• **Required task**: Return nothing but the lines from the one with "Convert this diagram to TikZ code." through the one with "(0,0) rectangle (780,540);" in the data below, word for word and without pictures.
══ Records for this task
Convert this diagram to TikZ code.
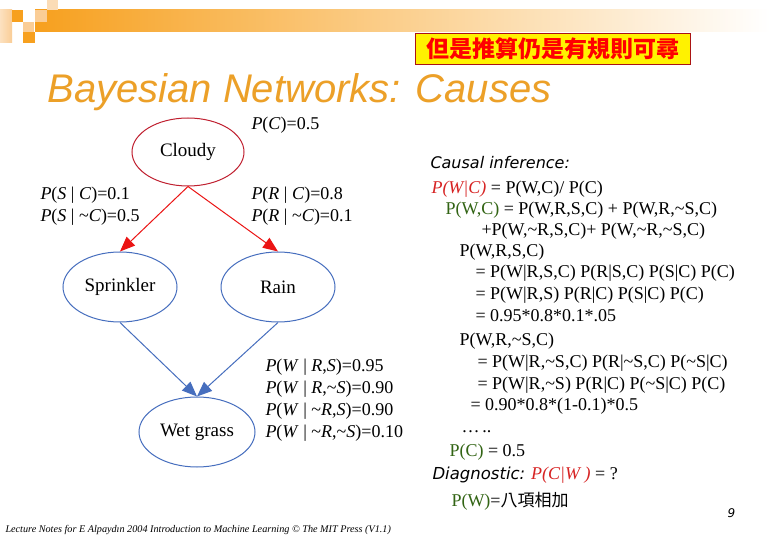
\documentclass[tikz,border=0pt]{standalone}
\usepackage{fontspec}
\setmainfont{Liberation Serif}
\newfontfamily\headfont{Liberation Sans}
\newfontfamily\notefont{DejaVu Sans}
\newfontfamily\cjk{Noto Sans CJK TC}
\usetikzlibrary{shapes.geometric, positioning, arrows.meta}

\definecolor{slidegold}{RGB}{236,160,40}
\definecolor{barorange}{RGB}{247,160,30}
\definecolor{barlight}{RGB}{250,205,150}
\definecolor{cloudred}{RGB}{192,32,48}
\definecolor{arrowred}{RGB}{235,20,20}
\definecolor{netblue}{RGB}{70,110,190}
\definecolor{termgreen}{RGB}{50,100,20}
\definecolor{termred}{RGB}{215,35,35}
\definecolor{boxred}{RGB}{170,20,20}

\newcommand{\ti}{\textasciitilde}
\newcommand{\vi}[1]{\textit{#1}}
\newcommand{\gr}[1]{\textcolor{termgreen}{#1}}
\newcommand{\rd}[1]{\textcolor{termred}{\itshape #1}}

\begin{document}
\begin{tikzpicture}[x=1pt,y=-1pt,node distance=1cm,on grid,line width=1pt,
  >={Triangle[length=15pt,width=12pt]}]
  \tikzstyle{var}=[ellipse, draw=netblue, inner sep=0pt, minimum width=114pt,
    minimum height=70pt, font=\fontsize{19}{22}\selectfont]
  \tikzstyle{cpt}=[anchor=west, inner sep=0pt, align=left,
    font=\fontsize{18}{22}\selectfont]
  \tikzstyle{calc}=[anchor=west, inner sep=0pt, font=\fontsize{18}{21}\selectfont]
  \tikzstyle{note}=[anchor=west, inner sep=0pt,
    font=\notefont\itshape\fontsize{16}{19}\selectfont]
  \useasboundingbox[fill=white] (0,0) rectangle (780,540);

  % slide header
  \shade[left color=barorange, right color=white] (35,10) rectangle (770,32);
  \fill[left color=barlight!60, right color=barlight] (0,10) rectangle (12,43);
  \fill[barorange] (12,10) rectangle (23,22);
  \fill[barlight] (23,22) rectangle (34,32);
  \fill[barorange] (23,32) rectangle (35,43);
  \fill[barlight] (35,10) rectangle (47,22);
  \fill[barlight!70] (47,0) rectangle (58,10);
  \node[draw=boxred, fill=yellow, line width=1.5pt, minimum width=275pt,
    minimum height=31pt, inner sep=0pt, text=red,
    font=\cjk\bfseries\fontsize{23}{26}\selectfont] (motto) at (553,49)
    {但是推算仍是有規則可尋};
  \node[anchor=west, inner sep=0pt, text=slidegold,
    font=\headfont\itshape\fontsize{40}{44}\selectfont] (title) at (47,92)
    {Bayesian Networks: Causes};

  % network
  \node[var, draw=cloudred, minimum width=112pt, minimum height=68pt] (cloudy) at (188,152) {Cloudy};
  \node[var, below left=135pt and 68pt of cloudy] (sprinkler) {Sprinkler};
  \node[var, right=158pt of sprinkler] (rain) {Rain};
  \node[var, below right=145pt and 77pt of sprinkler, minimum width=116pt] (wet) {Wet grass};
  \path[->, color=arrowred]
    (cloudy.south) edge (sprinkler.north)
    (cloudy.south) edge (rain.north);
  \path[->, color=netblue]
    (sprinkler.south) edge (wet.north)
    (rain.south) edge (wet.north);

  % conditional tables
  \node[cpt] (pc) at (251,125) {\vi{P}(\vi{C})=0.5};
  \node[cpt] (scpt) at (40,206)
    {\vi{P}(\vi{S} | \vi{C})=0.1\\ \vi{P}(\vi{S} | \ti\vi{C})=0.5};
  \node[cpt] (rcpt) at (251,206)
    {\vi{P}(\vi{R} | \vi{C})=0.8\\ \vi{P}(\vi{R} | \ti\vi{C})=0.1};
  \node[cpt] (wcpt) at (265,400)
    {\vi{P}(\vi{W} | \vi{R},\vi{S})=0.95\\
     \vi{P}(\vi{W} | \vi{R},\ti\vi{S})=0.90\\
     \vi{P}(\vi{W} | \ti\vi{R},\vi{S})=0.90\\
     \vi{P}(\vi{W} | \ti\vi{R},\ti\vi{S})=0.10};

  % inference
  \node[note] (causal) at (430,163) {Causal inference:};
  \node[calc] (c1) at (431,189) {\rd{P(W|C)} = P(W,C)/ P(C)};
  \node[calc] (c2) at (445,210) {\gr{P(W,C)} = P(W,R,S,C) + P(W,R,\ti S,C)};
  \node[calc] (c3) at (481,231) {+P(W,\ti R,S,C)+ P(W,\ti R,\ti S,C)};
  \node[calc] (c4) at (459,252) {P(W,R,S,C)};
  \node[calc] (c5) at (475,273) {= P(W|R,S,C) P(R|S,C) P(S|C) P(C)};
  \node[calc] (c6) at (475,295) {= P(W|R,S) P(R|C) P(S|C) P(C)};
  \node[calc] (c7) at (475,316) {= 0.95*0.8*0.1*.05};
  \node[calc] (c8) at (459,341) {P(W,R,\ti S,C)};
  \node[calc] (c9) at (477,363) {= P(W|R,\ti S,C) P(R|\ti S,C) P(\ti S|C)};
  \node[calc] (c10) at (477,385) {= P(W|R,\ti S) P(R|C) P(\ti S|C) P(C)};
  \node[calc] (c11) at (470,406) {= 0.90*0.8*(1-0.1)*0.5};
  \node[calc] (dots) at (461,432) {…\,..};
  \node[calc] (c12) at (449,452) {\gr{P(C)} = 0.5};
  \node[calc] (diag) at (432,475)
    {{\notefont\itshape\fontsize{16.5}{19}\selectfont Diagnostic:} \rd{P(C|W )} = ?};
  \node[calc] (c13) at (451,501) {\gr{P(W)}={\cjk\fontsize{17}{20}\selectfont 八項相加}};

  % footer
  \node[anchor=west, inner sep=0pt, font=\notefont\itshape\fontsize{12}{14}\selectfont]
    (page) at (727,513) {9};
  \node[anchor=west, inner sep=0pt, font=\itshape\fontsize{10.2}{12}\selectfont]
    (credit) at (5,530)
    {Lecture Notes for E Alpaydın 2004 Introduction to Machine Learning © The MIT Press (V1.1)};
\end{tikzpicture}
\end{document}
════
══ Records for this task
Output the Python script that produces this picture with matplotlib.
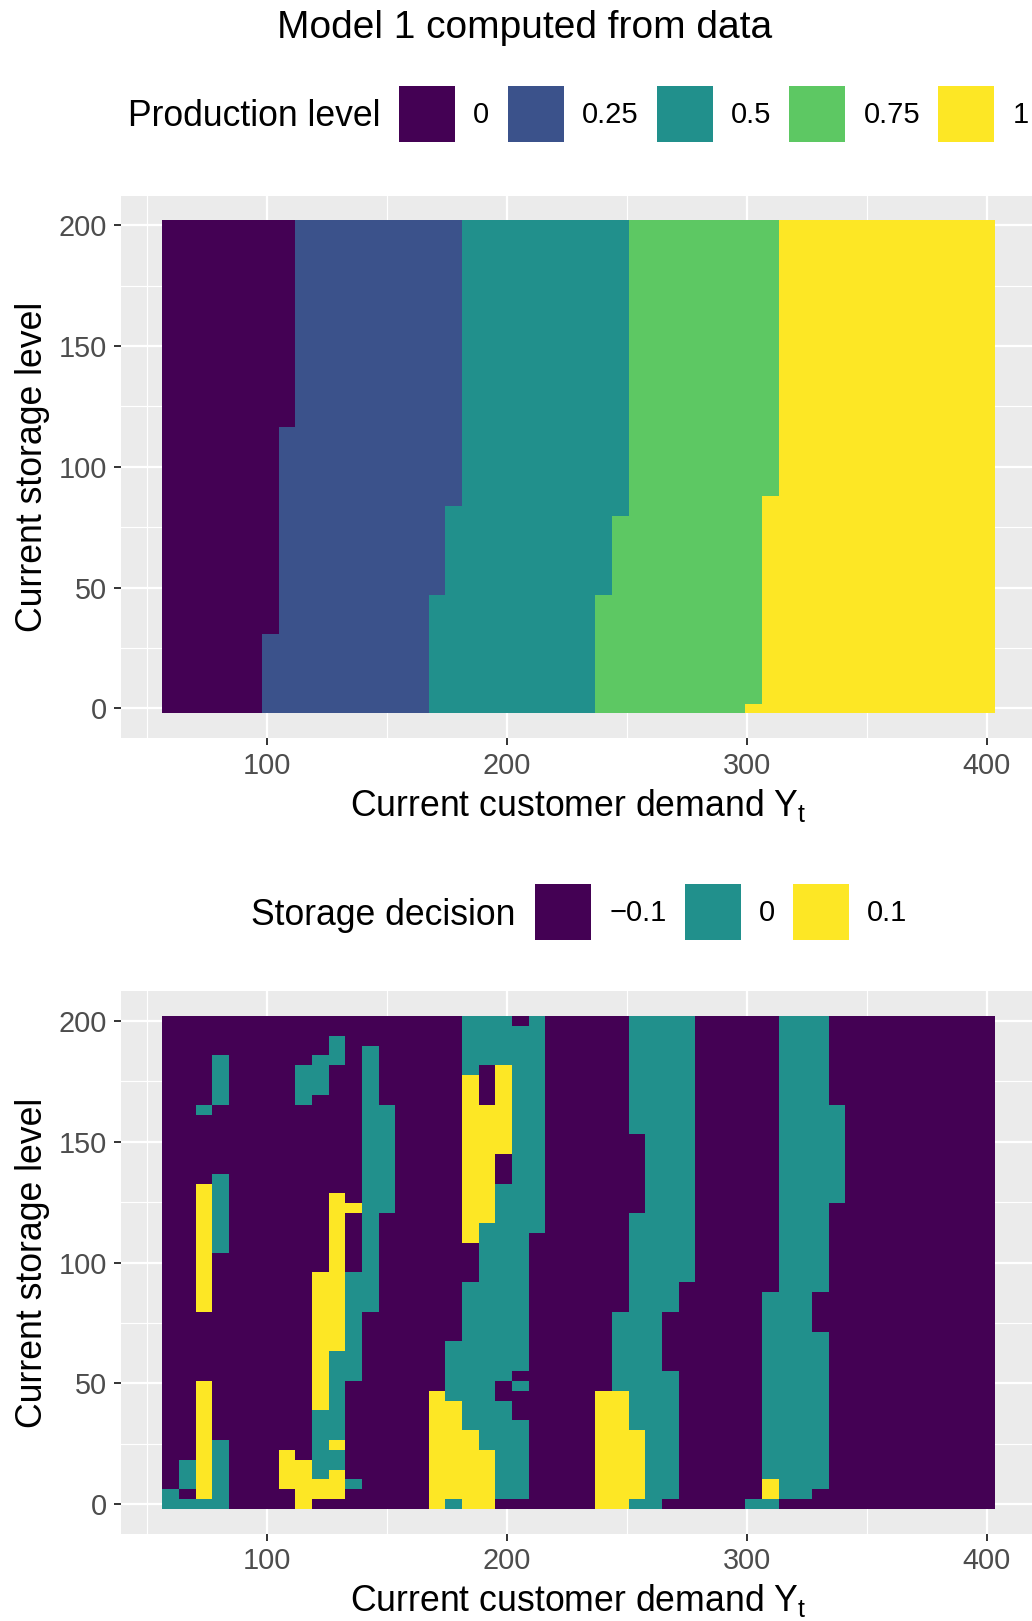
════
• **Written answer**:
Convert this diagram to TikZ code.
\documentclass[tikz,border=0pt]{standalone}
\usepackage{fontspec}
\setmainfont{Liberation Serif}
\newfontfamily\headfont{Liberation Sans}
\newfontfamily\notefont{DejaVu Sans}
\newfontfamily\cjk{Noto Sans CJK TC}
\usetikzlibrary{shapes.geometric, positioning, arrows.meta}

\definecolor{slidegold}{RGB}{236,160,40}
\definecolor{barorange}{RGB}{247,160,30}
\definecolor{barlight}{RGB}{250,205,150}
\definecolor{cloudred}{RGB}{192,32,48}
\definecolor{arrowred}{RGB}{235,20,20}
\definecolor{netblue}{RGB}{70,110,190}
\definecolor{termgreen}{RGB}{50,100,20}
\definecolor{termred}{RGB}{215,35,35}
\definecolor{boxred}{RGB}{170,20,20}

\newcommand{\ti}{\textasciitilde}
\newcommand{\vi}[1]{\textit{#1}}
\newcommand{\gr}[1]{\textcolor{termgreen}{#1}}
\newcommand{\rd}[1]{\textcolor{termred}{\itshape #1}}

\begin{document}
\begin{tikzpicture}[x=1pt,y=-1pt,node distance=1cm,on grid,line width=1pt,
  >={Triangle[length=15pt,width=12pt]}]
  \tikzstyle{var}=[ellipse, draw=netblue, inner sep=0pt, minimum width=114pt,
    minimum height=70pt, font=\fontsize{19}{22}\selectfont]
  \tikzstyle{cpt}=[anchor=west, inner sep=0pt, align=left,
    font=\fontsize{18}{22}\selectfont]
  \tikzstyle{calc}=[anchor=west, inner sep=0pt, font=\fontsize{18}{21}\selectfont]
  \tikzstyle{note}=[anchor=west, inner sep=0pt,
    font=\notefont\itshape\fontsize{16}{19}\selectfont]
  \useasboundingbox[fill=white] (0,0) rectangle (780,540);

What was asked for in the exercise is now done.